Given task>
Check each line of the data for "with" and select those that have it.

Items from a dataset>
------------------------------------------------------------
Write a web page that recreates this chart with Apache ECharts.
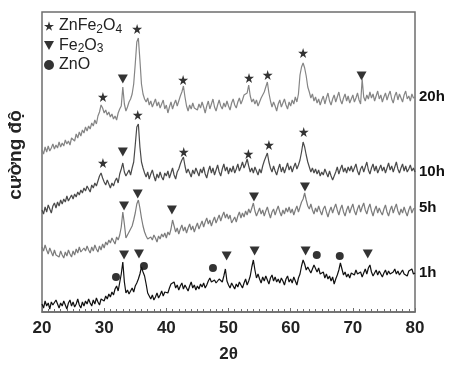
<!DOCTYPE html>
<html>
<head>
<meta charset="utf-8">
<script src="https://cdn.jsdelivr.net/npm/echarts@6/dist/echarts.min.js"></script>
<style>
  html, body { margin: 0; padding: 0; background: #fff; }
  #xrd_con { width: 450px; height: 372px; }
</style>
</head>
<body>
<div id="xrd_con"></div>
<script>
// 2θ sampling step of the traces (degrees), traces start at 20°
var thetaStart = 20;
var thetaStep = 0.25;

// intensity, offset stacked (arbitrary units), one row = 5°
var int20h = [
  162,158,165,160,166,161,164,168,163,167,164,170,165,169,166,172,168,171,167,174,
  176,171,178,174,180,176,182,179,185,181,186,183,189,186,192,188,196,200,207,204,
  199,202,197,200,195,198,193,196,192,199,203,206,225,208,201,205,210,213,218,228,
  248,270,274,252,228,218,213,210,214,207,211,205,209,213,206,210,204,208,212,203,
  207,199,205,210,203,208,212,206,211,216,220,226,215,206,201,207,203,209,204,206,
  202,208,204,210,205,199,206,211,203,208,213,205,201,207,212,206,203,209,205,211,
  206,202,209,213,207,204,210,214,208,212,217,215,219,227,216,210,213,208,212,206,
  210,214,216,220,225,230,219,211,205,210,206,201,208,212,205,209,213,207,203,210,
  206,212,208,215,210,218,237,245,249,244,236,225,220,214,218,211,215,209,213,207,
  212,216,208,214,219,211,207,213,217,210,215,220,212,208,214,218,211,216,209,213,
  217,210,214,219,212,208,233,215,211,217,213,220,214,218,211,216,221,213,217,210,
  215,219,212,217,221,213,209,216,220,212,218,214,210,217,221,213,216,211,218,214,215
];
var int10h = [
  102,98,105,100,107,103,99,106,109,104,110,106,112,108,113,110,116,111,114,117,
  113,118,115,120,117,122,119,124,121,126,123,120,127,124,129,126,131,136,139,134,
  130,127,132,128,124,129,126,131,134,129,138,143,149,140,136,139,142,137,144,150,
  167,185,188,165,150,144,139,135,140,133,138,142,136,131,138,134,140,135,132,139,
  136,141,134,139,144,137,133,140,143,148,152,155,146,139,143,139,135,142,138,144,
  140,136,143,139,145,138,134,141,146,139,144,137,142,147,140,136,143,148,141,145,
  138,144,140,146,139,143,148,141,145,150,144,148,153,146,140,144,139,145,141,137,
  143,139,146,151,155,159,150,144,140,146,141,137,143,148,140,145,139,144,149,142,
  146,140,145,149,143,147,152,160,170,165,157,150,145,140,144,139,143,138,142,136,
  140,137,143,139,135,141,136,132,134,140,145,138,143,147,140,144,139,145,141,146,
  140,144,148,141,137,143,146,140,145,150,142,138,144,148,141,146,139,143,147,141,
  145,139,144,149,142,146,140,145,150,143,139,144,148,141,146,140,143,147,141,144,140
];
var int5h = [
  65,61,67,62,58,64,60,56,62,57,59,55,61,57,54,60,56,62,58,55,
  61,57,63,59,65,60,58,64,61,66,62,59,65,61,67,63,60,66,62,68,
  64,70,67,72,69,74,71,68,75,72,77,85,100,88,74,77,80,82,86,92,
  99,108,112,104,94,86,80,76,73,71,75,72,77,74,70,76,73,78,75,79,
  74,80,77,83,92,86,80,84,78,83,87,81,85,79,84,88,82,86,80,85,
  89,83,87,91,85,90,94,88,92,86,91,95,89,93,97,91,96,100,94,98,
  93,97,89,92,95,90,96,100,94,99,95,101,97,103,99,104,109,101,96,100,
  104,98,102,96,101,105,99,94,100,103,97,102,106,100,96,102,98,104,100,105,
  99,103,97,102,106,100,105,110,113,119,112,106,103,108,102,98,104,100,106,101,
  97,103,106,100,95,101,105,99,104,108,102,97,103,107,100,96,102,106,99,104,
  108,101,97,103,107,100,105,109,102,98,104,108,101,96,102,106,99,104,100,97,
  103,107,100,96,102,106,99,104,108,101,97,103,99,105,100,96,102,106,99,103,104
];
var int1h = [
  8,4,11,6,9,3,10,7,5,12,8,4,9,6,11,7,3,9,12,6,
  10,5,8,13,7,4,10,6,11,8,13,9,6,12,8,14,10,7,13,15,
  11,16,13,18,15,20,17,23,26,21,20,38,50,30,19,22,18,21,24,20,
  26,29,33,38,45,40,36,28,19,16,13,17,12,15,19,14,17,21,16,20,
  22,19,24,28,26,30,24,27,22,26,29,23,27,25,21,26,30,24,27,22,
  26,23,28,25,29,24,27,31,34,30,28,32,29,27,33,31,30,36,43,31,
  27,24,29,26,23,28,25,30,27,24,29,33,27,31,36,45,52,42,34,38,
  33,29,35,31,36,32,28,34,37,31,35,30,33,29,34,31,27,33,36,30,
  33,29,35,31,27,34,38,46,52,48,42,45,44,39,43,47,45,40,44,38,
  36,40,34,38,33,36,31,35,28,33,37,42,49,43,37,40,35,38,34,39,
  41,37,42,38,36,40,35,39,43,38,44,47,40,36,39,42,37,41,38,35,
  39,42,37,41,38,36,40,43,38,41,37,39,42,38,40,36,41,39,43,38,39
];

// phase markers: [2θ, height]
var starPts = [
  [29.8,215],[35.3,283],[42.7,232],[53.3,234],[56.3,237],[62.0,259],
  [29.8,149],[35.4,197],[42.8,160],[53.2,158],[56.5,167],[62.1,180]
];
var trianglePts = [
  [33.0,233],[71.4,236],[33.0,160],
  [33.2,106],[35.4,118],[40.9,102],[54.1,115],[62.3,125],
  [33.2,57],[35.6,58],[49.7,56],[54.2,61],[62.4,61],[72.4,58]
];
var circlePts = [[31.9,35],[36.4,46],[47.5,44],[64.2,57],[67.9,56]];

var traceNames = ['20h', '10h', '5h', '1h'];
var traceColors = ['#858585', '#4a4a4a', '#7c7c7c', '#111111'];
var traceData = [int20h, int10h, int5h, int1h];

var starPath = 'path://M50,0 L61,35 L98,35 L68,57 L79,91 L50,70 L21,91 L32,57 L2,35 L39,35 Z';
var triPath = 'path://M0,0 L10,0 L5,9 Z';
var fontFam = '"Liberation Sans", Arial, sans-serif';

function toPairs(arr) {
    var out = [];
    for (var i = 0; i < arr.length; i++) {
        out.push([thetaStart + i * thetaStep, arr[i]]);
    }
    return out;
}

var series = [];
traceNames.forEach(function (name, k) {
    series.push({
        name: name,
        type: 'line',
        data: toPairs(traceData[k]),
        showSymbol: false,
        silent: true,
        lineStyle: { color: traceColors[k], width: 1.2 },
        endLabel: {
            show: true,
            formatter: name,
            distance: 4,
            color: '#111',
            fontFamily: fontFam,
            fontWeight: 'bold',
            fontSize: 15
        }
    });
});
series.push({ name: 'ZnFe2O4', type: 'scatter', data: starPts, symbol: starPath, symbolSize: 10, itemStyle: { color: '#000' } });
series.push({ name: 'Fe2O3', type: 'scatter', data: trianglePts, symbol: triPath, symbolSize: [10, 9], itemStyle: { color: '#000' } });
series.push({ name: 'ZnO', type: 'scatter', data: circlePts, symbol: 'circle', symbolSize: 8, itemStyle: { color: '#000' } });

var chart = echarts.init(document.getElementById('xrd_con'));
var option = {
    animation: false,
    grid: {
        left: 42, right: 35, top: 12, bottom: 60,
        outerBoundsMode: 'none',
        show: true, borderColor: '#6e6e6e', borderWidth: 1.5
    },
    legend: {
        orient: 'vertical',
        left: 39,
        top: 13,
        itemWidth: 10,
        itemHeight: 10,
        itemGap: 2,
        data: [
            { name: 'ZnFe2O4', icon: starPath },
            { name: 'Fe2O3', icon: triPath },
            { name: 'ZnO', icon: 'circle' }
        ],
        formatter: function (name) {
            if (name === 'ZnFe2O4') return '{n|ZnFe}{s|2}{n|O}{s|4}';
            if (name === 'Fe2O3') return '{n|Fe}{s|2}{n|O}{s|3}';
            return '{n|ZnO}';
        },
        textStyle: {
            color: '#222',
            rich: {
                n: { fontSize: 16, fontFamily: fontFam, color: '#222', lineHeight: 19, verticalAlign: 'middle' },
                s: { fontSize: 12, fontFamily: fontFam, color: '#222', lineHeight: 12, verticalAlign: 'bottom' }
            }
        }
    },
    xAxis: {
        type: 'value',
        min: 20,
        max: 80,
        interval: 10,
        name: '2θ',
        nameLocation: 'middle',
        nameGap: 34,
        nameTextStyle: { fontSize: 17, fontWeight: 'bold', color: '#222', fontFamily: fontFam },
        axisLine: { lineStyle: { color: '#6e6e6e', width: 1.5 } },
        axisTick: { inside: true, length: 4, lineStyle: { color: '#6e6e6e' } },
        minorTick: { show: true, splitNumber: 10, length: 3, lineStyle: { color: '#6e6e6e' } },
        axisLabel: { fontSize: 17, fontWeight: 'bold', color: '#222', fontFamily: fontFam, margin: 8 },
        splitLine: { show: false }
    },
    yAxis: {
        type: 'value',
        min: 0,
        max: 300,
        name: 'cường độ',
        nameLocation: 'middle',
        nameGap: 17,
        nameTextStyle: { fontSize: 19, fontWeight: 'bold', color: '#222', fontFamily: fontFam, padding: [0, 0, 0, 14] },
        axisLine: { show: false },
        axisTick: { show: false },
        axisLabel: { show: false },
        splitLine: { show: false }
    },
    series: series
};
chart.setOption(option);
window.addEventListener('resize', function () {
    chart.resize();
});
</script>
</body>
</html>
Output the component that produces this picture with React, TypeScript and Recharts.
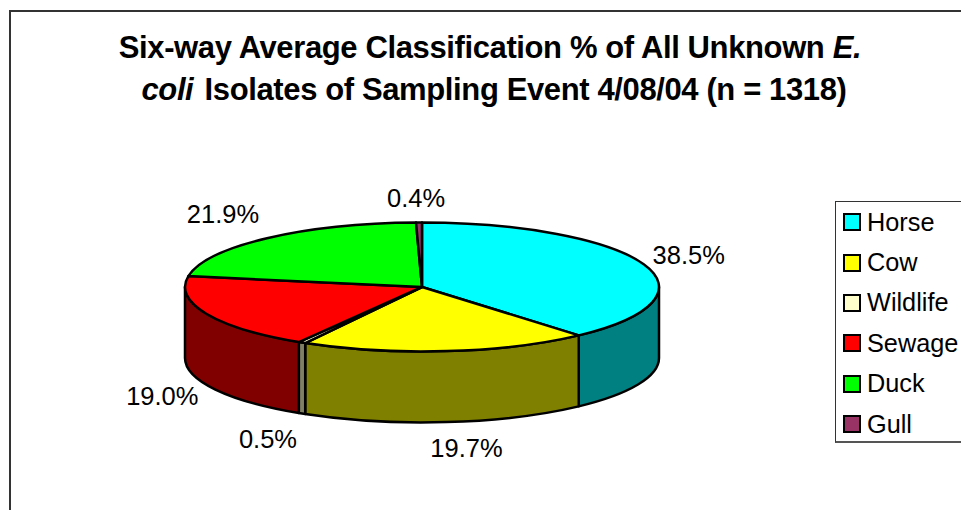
------------------------------------------------------------
Exercise response>
Write a web page that recreates this chart with Apache ECharts.
Output the component that produces this picture with React, TypeScript and Recharts.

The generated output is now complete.